Naming when Creating a Single-Node Cluster
When a cluster is first created, it is necessarily a single-node cluster. The new cluster requires two names:
-
A cluster name. Once defined, this provides a convenient, verbal reference, which will never be used in programmatic or networked access. The name can be of any length, can make use of any symbols (for example:
%
,$
,!
,#
), and can include spaces. The name can be changed at any time during the life of the cluster, irrespective of the cluster’s configuration. -
A node name. This will be used in programmatic and networked access: indeed, all the other nodes in the cluster will access this node by means of this name; which must be one of the following:
-
The IP address of the underlying host. This can be of either the IPv4 or IPv6 family.
-
A fully qualified hostname that corresponds, in the appropriate network maps, to the IP address of the underlying host.
-
The loopback address,
127.0.0.1
. This is the default.
Whichever kind of node name is specified for the single-node cluster, if calls are made to the cluster by means of the Couchbase CLI or the REST API, those made from the underlying host can use the loopback address, the IP address of the underlying host, or the hostname of the underlying host, if one has been assigned. Calls made from other hosts on the network must use either the IP address or the hostname. In all cases, the appropriate port number must also be specified, following the name, separated by a colon.
-
Note that in Couchbase Enterprise Server 7.2 and later, when certificates are used for cluster authentication, each node certificate must be configured with the node-name correctly specified as a Subject Alternative Name (SAN). For information, see Node Certificate Validation.
Specifying the Cluster Name
The cluster name can be specified by means of:
-
Couchbase Web Console: either during the configuration of the single-node cluster, by means of the New Cluster dialog, as described in Create a Cluster; or subsequent to cluster-creation, by means of the General Settings screen.
-
The Couchbase CLI: either during configuration, by means of the command cluster-init; or subsequently, by means of the command setting-cluster.
-
The Couchbase REST API: either during configuration or subsequently. See Creating a New Cluster.
Specifying the Node Name
The node name can be specified for a single-node cluster by means of:
-
Couchbase Web Console: during configuration, by means of the Configure screen, as described in Create a Cluster. No subsequent, direct change to the node-name can be made by means of Couchbase Web Console: although the default loopback address can be indirectly changed, through node-addition; as described below.
-
The Couchbase CLI: during configuration or subsequently (provided that the cluster is still a single-node cluster), by means of the
--node-init-hostname
parameter to the command node-init. See Node-Renaming, below. -
The Couchbase REST API: either during configuration or subsequently (provided that the cluster is still a single-node cluster). See both Creating a New Cluster and Node-Renaming, immediately below.
Node Renaming
Node-renaming is permitted only for single-node clusters. A node-name cannot be changed after the node has become a member of a multi-node cluster. Therefore, if it becomes necessary to change the name of such a node, the node must be removed from the cluster; and then re-added to the cluster, following its name-change.

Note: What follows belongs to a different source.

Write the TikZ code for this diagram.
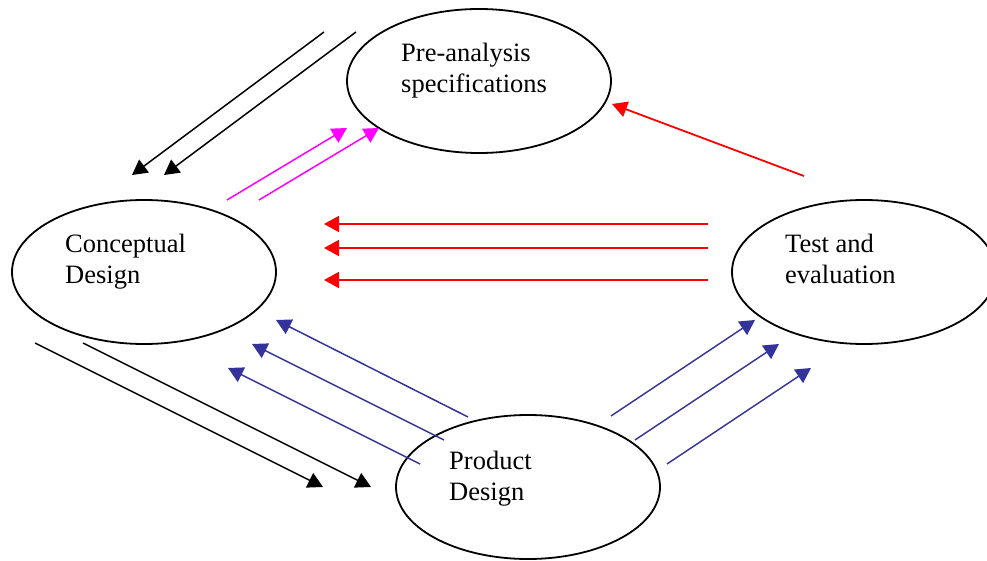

Node-Naming when Creating a Multi-Node Cluster
When an already provisioned node is to be added to an existing, single-node cluster, the new node must be referenced by means of either the IP address or the hostname of the underlying host. Once added, the new node is named in accordance with that reference. For information on node-addition by means of the UI, the CLI, and the REST API, see Add a Node and Rebalance.
When a new node, prior to its provisioning, is to be joined to the existing, single-node cluster, it must reference the single-node cluster by means of either the IP address or the hostname of the single-node cluster’s underlying host. The new node gets automatically named with the IP address of its own underlying host. For information on joining a cluster, see Join a Cluster and Rebalance.
When a new node is either added or joined to an existing, single-node cluster, and the original node was named with the default, loopback address, the original node is automatically renamed with the IP address of its underlying host. (Specifically, the original node opens a connection to the new node, determines the interface it is using for the source port, and adopts the name that corresponds to that interface.) This name-change persists even in the event that the addition of the second node, when initiated by means of Couchbase Web Console, is subsequently cancelled prior to the required, concluding rebalance.
Node-Naming with Hostnames
In consequence of the procedures and constraints described above, should it be necessary to ensure that each node in a cluster is named with the hostname (rather than the IP address) of its underlying host:
-
The original node should be named with the hostname of its underlying host while still a single-node cluster: this being the only time that the hostname can be specified as its name.
-
Nodes should never be joined to the cluster: they should only be added; with the hostname of their underlying host being used as their reference.
Restarting Nodes
If a node is restarted, Couchbase Server continues to use the specified hostname. Note, however, that if the node is failed over or removed, Couchbase Server will no longer use the specified hostname: therefore, in such circumstances, the node must be reconfigured, and the hostname re-specified.
Node Certificates
As described in Certificates, Couchbase Server can be protected by means of x.509 certificates; ensuring that only approved users, applications, machines, and endpoints have access to system resources; and that clients can verify the identity of Couchbase Server.
Certificate deployment for a cluster requires that the chain certificate chain.pem and the private node key pkey.key be placed in an administrator-created inbox folder, for each cluster-node. It subsequently requires that the root certificate for the cluster be uploaded, and then activated by means of reloading, for each node. If an attempt is made to incorporate a new node into the certificate-protected cluster without the new node itself already having been certificate-protected in this way, the attempt fails.
Therefore, a new node should be appropriately certificate-protected, before any attempt is made to incorporate it into a certificate-protected cluster.
Note also that in Couchbase Enterprise Server Version 7.2+, the node-name must be correctly identified in the node certificate as a Subject Alternative Name. If such identification is not correctly configured, failure may occur when uploading the certificate, or when attempting to add or join the node to a cluster. For information, see Node Certificate Validation.
See Certificates for an overview of certificates in the context of Couchbase Server. For information on configuring server certificates, see Configure Server Certificates; and in particular, the section Adding New Nodes.
Node-to-Node Encryption
Couchbase Server supports node-to-node encryption, whereby network traffic between the individual nodes of a cluster is encrypted, in order to optimize cluster-internal security. For an overview, see Node-to-Node Encryption. For practical steps towards set-up, see Manage Node-to-Node Encryption.